**Task directions**
Can you copy out the data exactly? Leave the images out.

**Excerpt from a dataset**
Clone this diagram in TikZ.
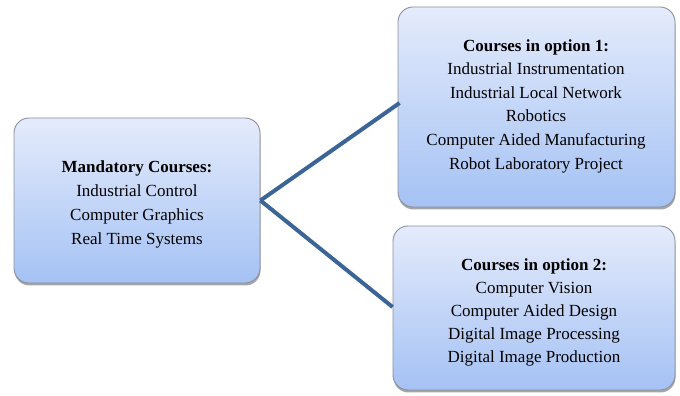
\documentclass[tikz,border=0pt]{standalone}
\usepackage{fontspec}
\setmainfont{Liberation Serif}
\usetikzlibrary{shadows}
\definecolor{boxtop}{HTML}{E4EBFB}
\definecolor{boxbottom}{HTML}{A5C2F4}
\definecolor{boxline}{HTML}{8C9099}
\definecolor{linkblue}{HTML}{3C6597}
\tikzset{
  coursebox/.style={draw=boxline, line width=0.9pt, rounded corners=15pt,
    top color=boxtop, bottom color=boxbottom, inner sep=0pt,
    drop shadow={shadow xshift=0.5pt, shadow yshift=-2.5pt, fill=black, opacity=0.35}},
  courselist/.style={align=center, font=\fontsize{17}{23}\selectfont, text=black},
  link/.style={draw=linkblue, line width=4pt}
}
\begin{document}
\begin{tikzpicture}[x=1pt, y=1pt]
  \useasboundingbox (0,0) rectangle (680,396);
  % course boxes
  \node[coursebox, minimum width=246pt, minimum height=165pt] (mand) at (137,195.5) {};
  \node[coursebox, minimum width=277pt, minimum height=200pt] (opt1) at (536.5,289) {};
  \node[coursebox, minimum width=282pt, minimum height=164pt] (opt2) at (534,88) {};
  % box contents
  \node[courselist, font=\fontsize{17}{24}\selectfont] (mandtext) at (137,192)
    {\textbf{Mandatory Courses:}\\Industrial Control\\Computer Graphics\\Real Time Systems};
  \node[courselist, font=\fontsize{17}{23.6}\selectfont] (opt1text) at (536,290)
    {\textbf{Courses in option 1:}\\Industrial Instrumentation\\Industrial Local Network\\Robotics\\Computer Aided Manufacturing\\Robot Laboratory Project};
  \node[courselist] (opt2text) at (534,84)
    {\textbf{Courses in option 2:}\\Computer Vision\\Computer Aided Design\\Digital Image Processing\\Digital Image Production};
  % connectors
  \draw[link] (mand.east) -- ([xshift=2pt,yshift=4pt]opt1.west);
  \draw[link] (mand.east) -- ([yshift=1pt]opt2.west);
\end{tikzpicture}
\end{document}
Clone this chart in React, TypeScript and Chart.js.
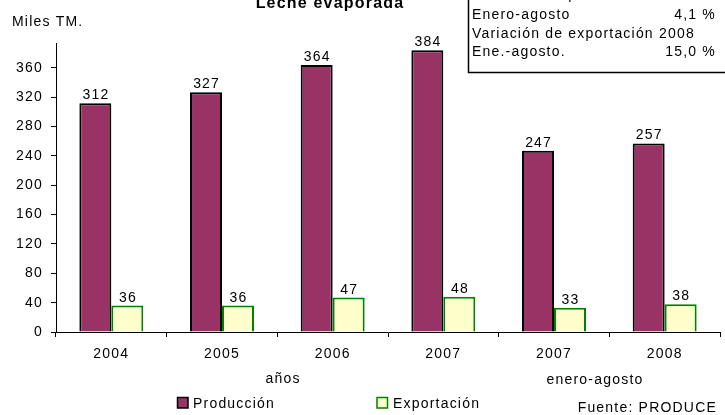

**Written solution**
Clone this diagram in TikZ.
\documentclass[tikz,border=0pt]{standalone}
\usepackage{fontspec}
\setmainfont{Liberation Serif}
\usetikzlibrary{shadows}
\definecolor{boxtop}{HTML}{E4EBFB}
\definecolor{boxbottom}{HTML}{A5C2F4}
\definecolor{boxline}{HTML}{8C9099}
\definecolor{linkblue}{HTML}{3C6597}
\tikzset{
  coursebox/.style={draw=boxline, line width=0.9pt, rounded corners=15pt,
    top color=boxtop, bottom color=boxbottom, inner sep=0pt,
    drop shadow={shadow xshift=0.5pt, shadow yshift=-2.5pt, fill=black, opacity=0.35}},
  courselist/.style={align=center, font=\fontsize{17}{23}\selectfont, text=black},
  link/.style={draw=linkblue, line width=4pt}
}
\begin{document}
\begin{tikzpicture}[x=1pt, y=1pt]
  \useasboundingbox (0,0) rectangle (680,396);
  % course boxes
  \node[coursebox, minimum width=246pt, minimum height=165pt] (mand) at (137,195.5) {};
  \node[coursebox, minimum width=277pt, minimum height=200pt] (opt1) at (536.5,289) {};
  \node[coursebox, minimum width=282pt, minimum height=164pt] (opt2) at (534,88) {};
  % box contents
  \node[courselist, font=\fontsize{17}{24}\selectfont] (mandtext) at (137,192)
    {\textbf{Mandatory Courses:}\\Industrial Control\\Computer Graphics\\Real Time Systems};
  \node[courselist, font=\fontsize{17}{23.6}\selectfont] (opt1text) at (536,290)
    {\textbf{Courses in option 1:}\\Industrial Instrumentation\\Industrial Local Network\\Robotics\\Computer Aided Manufacturing\\Robot Laboratory Project};
  \node[courselist] (opt2text) at (534,84)
    {\textbf{Courses in option 2:}\\Computer Vision\\Computer Aided Design\\Digital Image Processing\\Digital Image Production};
  % connectors
  \draw[link] (mand.east) -- ([xshift=2pt,yshift=4pt]opt1.west);
  \draw[link] (mand.east) -- ([yshift=1pt]opt2.west);
\end{tikzpicture}
\end{document}
Clone this chart in React, TypeScript and Chart.js.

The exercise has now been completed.